Where he began to annoy me was when he marched off to a geological site in Australia with some acid in a bottle in order to “prove” that there were high levels of carbon dioxide in the Earth’s atmosphere when the whole planet was iced over. He proceeded to say, “Here’s a piece of Dolomite, let’s pour acid on it and see if it gives off CO2,” and I thought, “Wait a minute. Dolomite’s a carbonate, of course it’ll give off CO2 when you put acid on it!”

Any carbonate rock will do. Try the White Cliffs of Dover, you’ll get the same result. Or a piece of marble.

So this “proof” consisted of nothing other than an unremarkable bit of chemistry. Quite how it was supposed to relate to the atmospheric conditions which pertained millions of years ago was never quite made clear.

The same guy then went on to speak to an audience of Aussie sceptics some of whom the programme interviewed afterward and they spoke of him as if he were a prophet and climate change scepticism as if it were a religion.

He took the biscuit at a Tea Party rally in the US where he buttered the crowd up with the “great land of freedom” rhetoric, spoke to their prejudices and apparently almost omitted to mention any scientific evidence at all. Another of the speakers raised great cheers when he said, “Americans won’t be bullied.”

Speaking to the camera one more attender at the rally said they were standing up against tyranny. (Though what they have yet actually been forced to do that they didn’t want to I have no idea.)

A day or so later I was showing a class a (twenty year old) video about the acid rain problem and the use of catalytic converters in cars and a thought occurred to me.

Wasn’t the removal of leaded petrol equally “tyrannical” as any putative legislation to alleviate climate change? Or the introduction of catalytic converters? This was in effect a tax on people (and cars) exactly of the sort the Tea Partiers at the rally were apparently complaining about. Yet I don’t remember large protests about them.

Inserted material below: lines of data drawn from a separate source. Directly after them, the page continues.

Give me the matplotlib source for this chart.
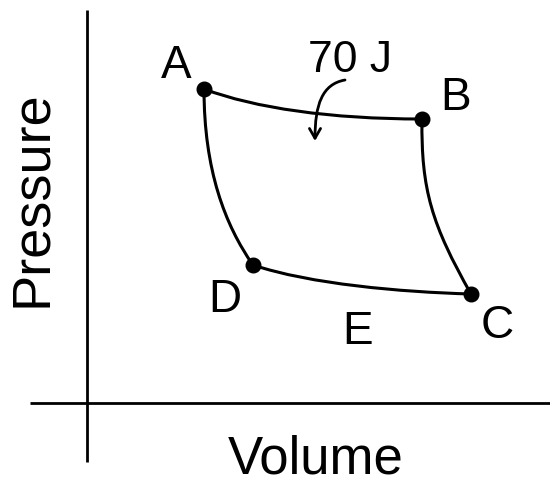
import matplotlib.pyplot as plt
from matplotlib.path import Path
from matplotlib.patches import PathPatch, FancyArrowPatch

plt.rcParams["font.family"] = ["Liberation Sans", "DejaVu Sans"]

# state points on the P-V diagram (figure units, y grows downward)
labels = ["A", "B", "C", "D"]
vol = [204, 422, 471, 253]
pres = [89, 119, 294, 265]

# label positions (baseline)
label_x = [176, 456, 497, 225, 358]
label_y = [78, 110, 338, 312, 344]
label_txt = ["A", "B", "C", "D", "E"]

# bezier control points for each process: A->B, B->C, C->D, D->A
ctrl = {
    "AB": [(255, 108), (330, 119)],
    "BC": [(421, 190), (432, 225)],
    "CD": [(400, 292), (310, 284)],
    "DA": [(225, 225), (204, 170)],
}

fig = plt.figure(figsize=(5.5, 4.84), dpi=100)
ax = fig.add_axes([0, 0, 1, 1])
ax.set_xlim(0, 550)
ax.set_ylim(484, 0)
ax.axis("off")

# axes
ax.plot([87, 87], [10, 462], color="black", lw=2.0, solid_capstyle="butt")
ax.plot([30, 550], [403, 403], color="black", lw=2.0, solid_capstyle="butt")

pts = dict(zip(labels, zip(vol, pres)))
for seg, (c1, c2) in ctrl.items():
    p0, p1 = pts[seg[0]], pts[seg[1]]
    path = Path([p0, c1, c2, p1], [Path.MOVETO, Path.CURVE4, Path.CURVE4, Path.CURVE4])
    ax.add_patch(PathPatch(path, fc="none", ec="black", lw=2.2))

ax.plot(vol, pres, "o", color="black", ms=10.5, zorder=3)

for x, y, t in zip(label_x, label_y, label_txt):
    ax.text(x, y, t, fontsize=33, ha="center", va="baseline")

ax.text(350, 72, "70 J", fontsize=32, ha="center", va="baseline")
arrow_path = Path([(345, 80), (322, 84), (315, 105), (315, 141)],
                  [Path.MOVETO, Path.CURVE4, Path.CURVE4, Path.CURVE4])
ax.add_patch(FancyArrowPatch(path=arrow_path, arrowstyle="->,head_length=7,head_width=4",
                             color="black", lw=2.0))

ax.text(316, 474, "Volume", fontsize=38, ha="center", va="baseline")
ax.text(32, 199, "Pressure", fontsize=39, ha="center", va="center", rotation=90)

fig.savefig("out.png", dpi=100, facecolor="white")
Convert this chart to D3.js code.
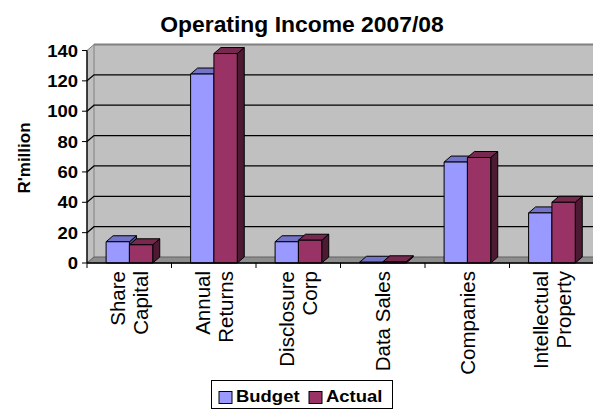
<!DOCTYPE html>
<html><head><meta charset="utf-8">
<script src="https://cdn.jsdelivr.net/npm/d3@7"></script>
<style>body{margin:0;background:#fff}svg{display:block}text{font-family:"Liberation Sans",Arial,sans-serif}</style>
</head><body>
<script>
const categories = [["Share","Capital"],["Annual","Returns"],["Disclosure","Corp"],["Data Sales"],["Companies"],["Intellectual","Property"]];
const series = ["Budget","Actual"];
const budget = [14, 124.5, 14, 0.5, 66.5, 33];
const actual = [12, 138, 15, 0.8, 69.5, 40];
const yTicks = [0,20,40,60,80,100,120,140];
const title = "Operating Income 2007/08";
const yLabel = "R'million";

const colors = {Budget:{front:"#9999FF",top:"#7373C8",side:"#4D4D80"},Actual:{front:"#993366",top:"#76284F",side:"#4D1A33"}};
const W=593,H=410, dx=7, dy=-6;
const svg=d3.select("body").append("svg").attr("width",W).attr("height",H);

const y=d3.scaleLinear().domain([0,140]).range([263,50.5]);
const x0=d3.scaleBand().domain(categories.map((c,i)=>i)).range([87,594]).padding(0);
const bw=x0.bandwidth();
const x1=d3.scaleBand().domain(series).range([bw*0.226,bw*0.778]).padding(0);
const y0=y(0), yTop=y(140);

// back wall
svg.append("rect").attr("x",87+dx).attr("y",yTop+dy).attr("width",W).attr("height",y0-yTop).attr("fill","#C0C0C0");
// side wall
svg.append("polygon").attr("points",[[87,yTop],[87+dx,yTop+dy],[87+dx,y0+dy],[87,y0]].join(" ")).attr("fill","#C0C0C0").attr("stroke","#808080");
// floor
svg.append("polygon").attr("points",[[87,y0],[87+dx,y0+dy],[W+dx,y0+dy],[W,y0]].join(" ")).attr("fill","#8E8E8E").attr("stroke","#606060");
// top edge
svg.append("line").attr("x1",87+dx).attr("x2",W).attr("y1",yTop+dy).attr("y2",yTop+dy).attr("stroke","#808080").attr("stroke-width",2);
// gridlines
yTicks.filter(t=>t>0&&t<140).forEach(t=>{
  const yy=y(t);
  svg.append("polyline").attr("points",[[87,yy],[87+dx,yy+dy],[W,yy+dy]].join(" ")).attr("fill","none").attr("stroke","#000").attr("stroke-width",1.3);
});

// bars
const data={Budget:budget,Actual:actual};
categories.forEach((c,i)=>{
  series.forEach(s=>{
    const v=data[s][i], bx=x0(i)+x1(s), w=x1.bandwidth(), yv=y(v);
    const g=svg.append("g").attr("stroke","#000").attr("stroke-width",1).attr("stroke-linejoin","round");
    g.append("polygon").attr("points",[[bx+w,yv],[bx+w+dx,yv+dy],[bx+w+dx,y0+dy],[bx+w,y0]].join(" ")).attr("fill",colors[s].side);
    g.append("polygon").attr("points",[[bx,yv],[bx+dx,yv+dy],[bx+w+dx,yv+dy],[bx+w,yv]].join(" ")).attr("fill",colors[s].top);
    g.append("rect").attr("x",bx).attr("y",yv).attr("width",w).attr("height",y0-yv).attr("fill",colors[s].front);
  });
});

// y axis
svg.append("line").attr("x1",87).attr("x2",87).attr("y1",yTop).attr("y2",y0).attr("stroke","#000").attr("stroke-width",1.3);
yTicks.forEach(t=>{
  svg.append("line").attr("x1",82).attr("x2",87).attr("y1",y(t)).attr("y2",y(t)).attr("stroke","#000");
  svg.append("text").attr("transform",`translate(78,${y(t)+6}) scale(1.14,1)`).attr("text-anchor","end")
    .attr("font-size",16.2).attr("font-weight","bold").text(t);
});
// x axis
svg.append("line").attr("x1",87).attr("x2",W).attr("y1",y0).attr("y2",y0).attr("stroke","#000").attr("stroke-width",1.3);
d3.range(categories.length+1).forEach(i=>{
  const xx=87+i*bw;
  svg.append("line").attr("x1",xx).attr("x2",xx).attr("y1",y0).attr("y2",y0+5).attr("stroke","#000");
});
categories.forEach((lines,i)=>{
  const cx=x0(i)+bw/2, n=lines.length, lh=23;
  lines.forEach((l,j)=>{
    const bl=cx+(j-(n-1)/2)*lh+7.5;
    svg.append("text").attr("transform",`translate(${bl},271) rotate(-90)`).attr("text-anchor","end")
      .attr("font-size",20.5).text(l);
  });
});

// title
svg.append("text").attr("transform","translate(302,32) scale(1.04,1)").attr("text-anchor","middle")
  .attr("font-size",22).attr("font-weight","bold").text(title);
// y label
svg.append("text").attr("transform","translate(30,158) rotate(-90)").attr("text-anchor","middle")
  .attr("font-size",17).attr("font-weight","bold").text(yLabel);

// legend
const lg=svg.append("g");
lg.append("rect").attr("x",211.5).attr("y",380.5).attr("width",181).attr("height",28).attr("fill","#fff").attr("stroke","#000");
const lx=[219,309];
series.forEach((s,i)=>{
  lg.append("rect").attr("x",lx[i]).attr("y",391.5).attr("width",13).attr("height",12).attr("fill",colors[s].front).attr("stroke","#000");
  lg.append("text").attr("transform",`translate(${lx[i]+17},402) scale(1.14,1)`).attr("font-size",16.2).attr("font-weight","bold").text(s);
});
</script>
</body></html>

Nor hearing of Acid Rain sceptics – still less Acid Rain deniers.

Why was this? What made/makes the difference?

Where were the Acid Rain deniers?

The answer may lie in the fact that having catalytic converters in your car doesn’t imply a change in lifestyle, merely a slightly higher cost of living – sweetened, of course, in the UK when unleaded petrol was phased in, by the lower tax levied on it in comparison with leaded.

The programme also spoke to several US petrol heads who were not sceptical of anthropogenic climate change but still liked their cars and motor-bikes. One referred to oil as the US’s crack cocaine, that it’s going to be hard, if not impossible, to wean them off it.

But it was this standing against tyranny thing that struck me.

How far do these people go in their individualism and disrespect for rules/instruction/coercion?

When they get in their SUVs or 4x4s and drive off to their rifle and pistol shootathons do they wear seat belts, I wonder? Do they drive on whatever-side-of-the-road-they-damn-well-please? Or do they accept there are some limits on their freedom?

Where, exactly, do they draw the line in standing up against tyranny?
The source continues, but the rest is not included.